Adoption of cryptos by renowned international companies is gaining momentum. After announcing the imminent launch of its own by J.P. Morgan Chase and a range of digital currency solutions by Swiss Julius Baer, companies offering instant messaging services, such as Facebook, Telegram, Signal, Line and Kakao are joining the group. That would mean that nearly two billion people in total could soon start using cryptocurrencies in some form.

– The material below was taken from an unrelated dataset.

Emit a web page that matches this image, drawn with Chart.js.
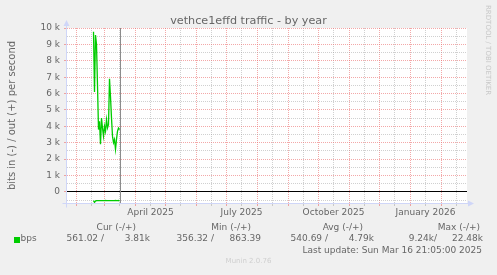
<!DOCTYPE html>
<html>
<head>
<meta charset="utf-8">
<script src="https://cdn.jsdelivr.net/npm/chart.js@4/dist/chart.umd.min.js"></script>
<style>
  html, body { margin: 0; padding: 0; background: #f0f0f0; }
  #wrap { position: relative; width: 497px; height: 275px; font-family: 'DejaVu Sans', sans-serif; color: #666; }
  #wrap canvas { position: absolute; left: 0; top: 0; }
  .t { position: absolute; white-space: pre; font-size: 9px; line-height: 11px; }
  .hd { top: 221.5px; }
  .val { top: 233px; }
</style>
</head>
<body>
<div id="wrap">
  <canvas id="chart" width="497" height="275"></canvas>
  <div class="t" style="left:0;width:497px;text-align:center;top:14px;font-size:11.2px;line-height:13px">vethce1effd traffic - by year</div>
  <div class="t" style="left:483px;top:5px;font-size:7px;line-height:9px;color:#c8c8c8;writing-mode:vertical-rl">RRDTOOL / TOBI OETIKER</div>

  <div class="t hd" style="right:361px">Cur (-/+)</div>
  <div class="t hd" style="right:246px">Min (-/+)</div>
  <div class="t hd" style="right:134px">Avg (-/+)</div>
  <div class="t hd" style="right:17px">Max (-/+)</div>

  <div style="position:absolute;left:14px;top:237px;width:5.5px;height:5.5px;background:#00cc00"></div>
  <div class="t val" style="left:20.5px">bps</div>
  <div class="t val" style="right:393px">561.02 /</div>
  <div class="t val" style="right:347px">3.81k</div>
  <div class="t val" style="right:283px">356.32 /</div>
  <div class="t val" style="right:236px">863.39</div>
  <div class="t val" style="right:169px">540.69 /</div>
  <div class="t val" style="right:123px">4.79k</div>
  <div class="t val" style="right:60px">9.24k/</div>
  <div class="t val" style="right:14px">22.48k</div>

  <div class="t" style="right:15px;top:244.7px">Last update: Sun Mar 16 21:05:00 2025</div>
  <div class="t" style="left:0;width:497px;text-align:center;top:257px;font-size:7px;line-height:9px;color:#cfcfcf">Munin 2.0.76</div>
</div>
<script>
// x values are days counted from 2025-01-01
const xMin = 21.5;
const xMax = 421.5;
const yMin = -680;
const yMax = 10000;

const days = [48, 49, 50, 51, 52, 53, 54, 55, 56, 57, 58, 59, 60, 61, 62, 63, 64, 65, 66, 67, 68, 69, 70, 71, 72, 73, 74];
// out traffic (+), bits per second
const outBps = [9770, 6100, 9570, 9000, 6500, 3800, 4300, 2900, 4500, 3900, 3400, 4000, 3700, 4400, 3900, 4100, 6900, 5800, 4500, 3400, 3000, 3200, 2600, 3200, 3700, 3900, 3800];
// in traffic (-), drawn below zero
const inBps = [-540, -640, -560, -540, -530, -530, -540, -530, -530, -540, -530, -530, -520, -530, -540, -530, -530, -540, -530, -530, -540, -530, -520, -530, -540, -530, -560];

const lastUpdateDay = 74.88;

// first day of each month, Feb 2025 .. Feb 2026 (major grid)
const monthStarts = [31, 59, 90, 120, 151, 181, 212, 243, 273, 304, 334, 365, 396];
// mid-month lines (minor grid)
const midMonths = [46, 74, 105, 135, 166, 196, 227, 258, 288, 319, 349, 380, 411];
const xTickDays = [105, 196, 288, 380];
const xTickLabels = ['April 2025', 'July 2025', 'October 2025', 'January 2026'];

// y grid: labelled every 1 k, minor line every 500
const yMajor = [0, 1000, 2000, 3000, 4000, 5000, 6000, 7000, 8000, 9000, 10000];
const yTickLabels = ['0', '1 k', '2 k', '3 k', '4 k', '5 k', '6 k', '7 k', '8 k', '9 k', '10 k'];
const yMinor = [-500, 500, 1500, 2500, 3500, 4500, 5500, 6500, 7500, 8500, 9500];

const RED = 'rgba(235, 110, 110, 0.6)';
const GREY = 'rgba(150, 150, 150, 0.45)';
const AXIS = '#cfd6f8';
const GREEN = '#00cc00';

Chart.defaults.font.family = "'DejaVu Sans', sans-serif";
Chart.defaults.font.size = 9;
Chart.defaults.color = '#666666';

const muninFrame = {
    id: 'muninFrame',
    beforeDraw(chart) {
        const { ctx, chartArea: a } = chart;
        ctx.save();
        ctx.fillStyle = '#f0f0f0';
        ctx.fillRect(0, 0, chart.width, chart.height);
        ctx.fillStyle = '#ffffff';
        ctx.fillRect(a.left, a.top, a.right - a.left, a.bottom - a.top);
        ctx.restore();
    },
    afterDraw(chart) {
        const { ctx, chartArea: a, scales } = chart;
        const nowX = Math.round(scales.x.getPixelForValue(lastUpdateDay)) + 0.5;
        ctx.save();
        // vertical line at last update
        ctx.strokeStyle = '#8c8c8c';
        ctx.lineWidth = 1;
        ctx.beginPath();
        ctx.moveTo(nowX, a.top);
        ctx.lineTo(nowX, a.bottom);
        ctx.stroke();

        // axes with arrows
        const ax = Math.round(a.left) - 0.5;
        const ay = Math.round(a.bottom) + 0.5;
        ctx.strokeStyle = AXIS;
        ctx.fillStyle = AXIS;
        ctx.beginPath();
        ctx.moveTo(ax, ay + 4);
        ctx.lineTo(ax, a.top - 2);
        ctx.moveTo(ax - 4, ay);
        ctx.lineTo(a.right + 2, ay);
        ctx.stroke();
        ctx.beginPath();
        ctx.moveTo(ax, a.top - 8);
        ctx.lineTo(ax - 3, a.top - 2);
        ctx.lineTo(ax + 3, a.top - 2);
        ctx.closePath();
        ctx.fill();
        ctx.beginPath();
        ctx.moveTo(a.right + 7, ay);
        ctx.lineTo(a.right + 1, ay - 3);
        ctx.lineTo(a.right + 1, ay + 3);
        ctx.closePath();
        ctx.fill();
        ctx.restore();
    }
};

const lineStyle = { borderColor: GREEN, borderWidth: 1.3, pointRadius: 0, tension: 0, fill: false };

new Chart(document.getElementById('chart'), {
    type: 'line',
    data: {
        datasets: [
            { label: 'out', data: days.map((d, i) => ({ x: d, y: outBps[i] })), ...lineStyle },
            { label: 'in', data: days.map((d, i) => ({ x: d, y: inBps[i] })), ...lineStyle }
        ]
    },
    options: {
        responsive: false,
        animation: false,
        events: [],
        layout: { padding: { left: 0, top: 28, right: 30, bottom: 0 } },
        plugins: { legend: { display: false }, tooltip: { enabled: false } },
        scales: {
            x: {
                type: 'linear',
                min: xMin,
                max: xMax,
                afterBuildTicks: (scale) => {
                    scale.ticks = [...monthStarts, ...midMonths]
                        .filter(d => d > xMin && d < xMax)
                        .sort((a, b) => a - b)
                        .map(d => ({ value: d }));
                },
                afterFit: (scale) => { scale.height = 72; },
                ticks: {
                    autoSkip: false,
                    maxRotation: 0,
                    padding: 1,
                    color: '#666666',
                    callback: (v) => {
                        const i = xTickDays.indexOf(v);
                        return i >= 0 ? xTickLabels[i] : '';
                    }
                },
                grid: {
                    lineWidth: 1,
                    tickLength: 3,
                    color: (c) => monthStarts.includes(c.tick.value) ? RED : GREY,
                    tickColor: (c) => monthStarts.includes(c.tick.value) ? RED : GREY
                },
                border: { display: false, dash: [1, 1] }
            },
            y: {
                min: yMin,
                max: yMax,
                afterBuildTicks: (scale) => {
                    scale.ticks = [...yMinor, ...yMajor]
                        .sort((a, b) => a - b)
                        .map(v => ({ value: v }));
                },
                afterFit: (scale) => { scale.width = 67; },
                ticks: {
                    autoSkip: false,
                    padding: 4,
                    color: '#666666',
                    callback: (v) => {
                        const i = yMajor.indexOf(v);
                        return i >= 0 ? yTickLabels[i] : '';
                    }
                },
                grid: {
                    lineWidth: 1,
                    tickLength: 3,
                    color: (c) => c.tick.value === 0 ? '#000000' : (yMajor.includes(c.tick.value) ? RED : GREY),
                    tickColor: (c) => yMajor.includes(c.tick.value) ? RED : 'rgba(0,0,0,0)'
                },
                border: { display: false, dash: (c) => c.tick && c.tick.value === 0 ? [] : [1, 1] },
                title: {
                    display: true,
                    text: 'bits in (-) / out (+) per second',
                    color: '#666666',
                    font: { size: 10 },
                    padding: { top: 6, bottom: 0 }
                }
            }
        }
    },
    plugins: [muninFrame]
});
</script>
</body>
</html>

Bloomberg broke out the news first that Facebook is working on its own cryptocurrency, last December. At that time, little was known about the specifics, due to the high confidentiality of the project. Today, however, thanks to the anonymous sources of "The New York Times" some more details are known. More than 50 people are working on the project. The created cryptocurrency is intended to be used for payments between users in the WhatsApp app, which Facebook owns. The fact that, according to “NYT”, Facebook has already negotiated with cryptocurrency exchanges to sell its product to consumers, may prove how advanced the project really is.
The currency created by Facebook is a stablecoin, i.e. a coin with its value pegged to a “traditional currency”, for example to the dollar. This eliminates one of the main risks of cryptocurrencies, namely high price volatility. According to the "NYT", Facebook even considers attaching the value of the cryptocurrency to a basket of different currencies, in which the dollar, the euro, but also other currencies could be placed.

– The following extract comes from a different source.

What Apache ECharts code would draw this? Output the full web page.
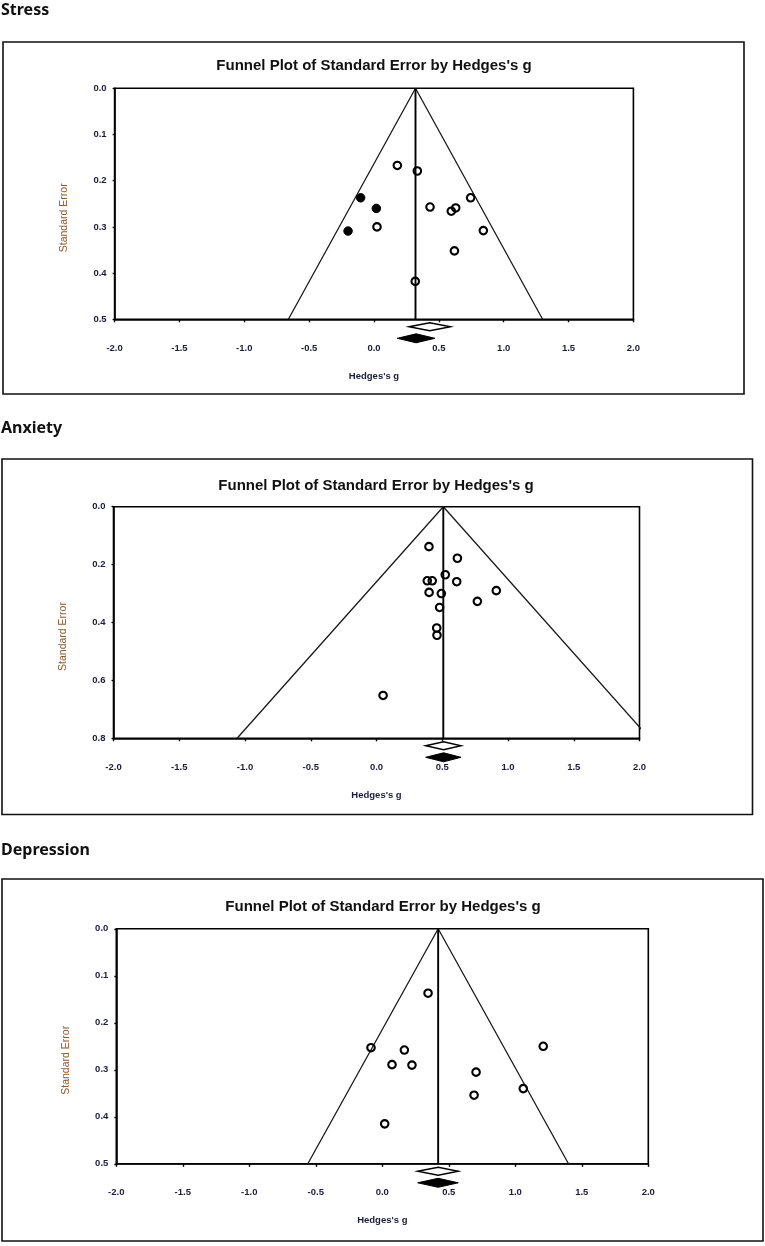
<!DOCTYPE html>
<html><head><meta charset="utf-8">
<script src="https://cdn.jsdelivr.net/npm/echarts@6/dist/echarts.min.js"></script>
<style>html,body{margin:0;padding:0;background:#fff}#c{width:765px;height:1246px}</style>
</head><body><div id="c"></div>
<script>
// ---------------- DATA ----------------
const panelNames = ['Stress', 'Anxiety', 'Depression'];
const chartTitle = "Funnel Plot of Standard Error by Hedges's g";
const xAxisName = "Hedges's g";
const yAxisName = 'Standard Error';
const xMin = -2.0, xMax = 2.0, xInterval = 0.5;
const seMax = [0.5, 0.8, 0.5];
const seInterval = [0.1, 0.2, 0.1];

// Stress: observed studies (open circles)
const stressObservedG  = [0.18, 0.334, 0.432, 0.596, 0.63, 0.745, 0.843, 0.023, 0.62, 0.318];
const stressObservedSE = [0.167, 0.179, 0.257, 0.266, 0.259, 0.237, 0.308, 0.300, 0.352, 0.418];
// Stress: imputed studies (filled circles)
const stressImputedG  = [-0.103, 0.018, -0.20];
const stressImputedSE = [0.237, 0.260, 0.309];

// Anxiety: observed studies
const anxietyObservedG  = [0.399, 0.615, 0.523, 0.386, 0.424, 0.61, 0.40, 0.493, 0.911, 0.767, 0.48, 0.458, 0.46, 0.05];
const anxietyObservedSE = [0.138, 0.178, 0.235, 0.256, 0.256, 0.259, 0.296, 0.300, 0.290, 0.327, 0.348, 0.419, 0.444, 0.652];
const anxietyImputedG = [];
const anxietyImputedSE = [];

// Depression: observed studies
const depressionObservedG  = [0.344, -0.085, 0.166, 0.073, 0.223, 0.018, 0.705, 0.69, 1.06, 1.21];
const depressionObservedSE = [0.137, 0.253, 0.258, 0.289, 0.290, 0.415, 0.305, 0.354, 0.340, 0.250];
const depressionImputedG = [];
const depressionImputedSE = [];

// Summary effect (funnel apex / vertical line)
const summaryEffect = [0.32, 0.508, 0.42];
// Diamonds: [lower, estimate, upper]
const observedDiamond = [[0.27, 0.43, 0.59], [0.374, 0.51, 0.643], [0.266, 0.42, 0.571]];
const adjustedDiamond = [[0.18, 0.325, 0.47], [0.374, 0.51, 0.643], [0.266, 0.42, 0.571]];
const zCrit = 1.96;

// ---------------- LAYOUT ----------------
const grids = [
  {left: 114.6, right: 765 - 633.4, top: 88.3, height: 231},
  {left: 113.5, right: 765 - 639.5, top: 506.7, height: 231.6},
  {left: 116.3, right: 765 - 648.3, top: 928.8, height: 235}
];
const boxes = [
  {x: 3, y: 42, w: 741, h: 352},
  {x: 2, y: 459, w: 750.5, h: 355.5},
  {x: 2, y: 879, w: 761, h: 362}
];
const headingTops = [2, 420, 842];
const titleCenters = [[374, 66.7], [376, 486.7], [383, 907.7]];

const obsG = [stressObservedG, anxietyObservedG, depressionObservedG];
const obsSE = [stressObservedSE, anxietyObservedSE, depressionObservedSE];
const impG = [stressImputedG, anxietyImputedG, depressionImputedG];
const impSE = [stressImputedSE, anxietyImputedSE, depressionImputedSE];

const labelColor = '#1c1c3a';
const fmt = v => v.toFixed(1);

const option = {
  animation: false,
  backgroundColor: '#fff',
  title: [],
  grid: [], xAxis: [], yAxis: [], series: [],
  graphic: []
};

panelNames.forEach((name, i) => {
  option.title.push({
    text: name, left: 1, top: headingTops[i], padding: 0,
    textStyle: {fontFamily: 'Noto Sans', fontWeight: 'bold', fontSize: 16, color: '#111'}
  });
  option.title.push({
    text: chartTitle, left: titleCenters[i][0], top: titleCenters[i][1] - 8, padding: 0,
    textAlign: 'center',
    textStyle: {fontFamily: 'Liberation Sans', fontWeight: 'bold', fontSize: 15, color: '#111'}
  });
  option.graphic.push({
    type: 'rect', shape: {x: boxes[i].x, y: boxes[i].y, width: boxes[i].w, height: boxes[i].h},
    style: {fill: 'none', stroke: '#111', lineWidth: 1.6}, silent: true
  });
  option.grid.push(Object.assign({show: true, borderColor: '#000', borderWidth: 1.6, backgroundColor: 'transparent'}, grids[i]));
  option.xAxis.push({
    type: 'value', gridIndex: i, min: xMin, max: xMax, interval: xInterval,
    name: xAxisName, nameLocation: 'middle', nameGap: 52,
    nameTextStyle: {fontFamily: 'Liberation Sans', fontWeight: 'bold', fontSize: 9.5, color: labelColor},
    axisLine: {show: true, onZero: false, lineStyle: {color: '#000', width: 1.6}},
    axisTick: {show: true, length: 3, lineStyle: {color: '#000', width: 1.4}},
    axisLabel: {formatter: fmt, margin: 24, fontFamily: 'Liberation Sans', fontWeight: 'bold', fontSize: 9.5, color: labelColor},
    splitLine: {show: false}
  });
  option.yAxis.push({
    type: 'value', gridIndex: i, min: 0, max: seMax[i], interval: seInterval[i], inverse: true,
    name: yAxisName, nameLocation: 'middle', nameGap: 45,
    nameTextStyle: {fontFamily: 'Liberation Sans', fontSize: 10.5, color: '#8e5a2c', padding: [0, 28, 0, 0]},
    axisLine: {show: true, onZero: false, lineStyle: {color: '#000', width: 1.6}},
    axisTick: {show: true, length: 2, lineStyle: {color: '#000', width: 1.4}},
    axisLabel: {formatter: fmt, margin: 8, fontFamily: 'Liberation Sans', fontWeight: 'bold', fontSize: 9.5, color: labelColor},
    splitLine: {show: false}
  });

  const c = summaryEffect[i], m = seMax[i];
  // funnel (pseudo 95% limits)
  option.series.push({
    type: 'line', xAxisIndex: i, yAxisIndex: i, clip: true, silent: true, symbol: 'none',
    data: [[c - zCrit * m, m], [c, 0], [c + zCrit * m, m]],
    lineStyle: {color: '#1a1a1a', width: 1.3}, z: 2
  });
  // vertical summary line
  option.series.push({
    type: 'line', xAxisIndex: i, yAxisIndex: i, clip: true, silent: true, symbol: 'none',
    data: [[c, 0], [c, m]],
    lineStyle: {color: '#000', width: 1.9}, z: 2
  });
  // observed studies
  option.series.push({
    type: 'scatter', xAxisIndex: i, yAxisIndex: i, symbol: 'circle', symbolSize: 7.5,
    data: obsG[i].map((g, k) => [g, obsSE[i][k]]),
    itemStyle: {color: 'rgba(255,255,255,0)', borderColor: '#000', borderWidth: 2.1, opacity: 1}, z: 5
  });
  // imputed studies
  if (impG[i].length) {
    option.series.push({
      type: 'scatter', xAxisIndex: i, yAxisIndex: i, symbol: 'circle', symbolSize: 8.5,
      data: impG[i].map((g, k) => [g, impSE[i][k]]),
      itemStyle: {color: '#000', borderColor: '#000', borderWidth: 1, opacity: 1}, z: 5
    });
  }
  // diamonds below the axis
  option.series.push({
    type: 'custom', xAxisIndex: i, yAxisIndex: i, clip: false, silent: true, z: 6,
    data: [
      [observedDiamond[i][1], m, observedDiamond[i][0], observedDiamond[i][2], 0],
      [adjustedDiamond[i][1], m, adjustedDiamond[i][0], adjustedDiamond[i][2], 1]
    ],
    renderItem: (params, api) => {
      const est = api.value(0), lo = api.value(2), hi = api.value(3), kind = api.value(4);
      const pe = api.coord([est, m]);
      const pl = api.coord([lo, m]);
      const ph = api.coord([hi, m]);
      const y0 = pe[1] + (kind === 0 ? 7.5 : 19);
      const h = kind === 0 ? 4 : 4.5;
      return {
        type: 'polygon',
        shape: {points: [[pl[0], y0], [pe[0], y0 - h], [ph[0], y0], [pe[0], y0 + h]]},
        style: kind === 0 ? {fill: '#fff', stroke: '#000', lineWidth: 1.4} : {fill: '#000', stroke: '#000', lineWidth: 1}
      };
    }
  });
});

const chart = echarts.init(document.getElementById('c'), null, {renderer: 'canvas'});
chart.setOption(option);
</script>
</body></html>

Whether we want it or not, cryptocurrencies will very soon become a part of everyday life, given the worldwide popularity of instant messengers. Obviously, this has enormous advantages, as it will enable almost instantaneous transfer of funds between users from different countries or continents at minimum or even zero costs. However, what does this mean for example for bitcoin and other existing cryptocurrencies?
On the one hand, it seems that they could be marginalised because giants like Facebook will simply eat them with their vast user base. However, on the other hand, both consumers and institutional investors will probably have a more positive attitude towards cryptocurrencies. This may ultimately "force" financial supervisors in individual countries to introduce more explicit regulations concerning cryptocurrencies.
It is likely that the amounts of individual transactions made in the most well-known instant messengers will be relatively small. This could significantly increase the demand for using other, already existing cryptocurrencies to carry out somewhat larger transfers. The already existing cryptocurrencies may also resemble more and more traditional currencies when it comes to their quotations. This will lead to lower growth potential for prices, but at the same time significantly reduce their volatility. It is likely that the range of financial products based on cryptocurrencies is also likely to be vastly expanded. This would clearly help digital asset managers to experience a higher increase in net inflow of capital and young companies to raise funds for their development.
After a weak dozen months for cryptocurrencies, the current year, and especially its second half, is going to be much more exciting than the 20,000 USD highs reached by Bitcoin. A bit behind the scenes at the moment, but fundamental changes in the cryptocurrency world are already taking place. And it seems that these changes are positive.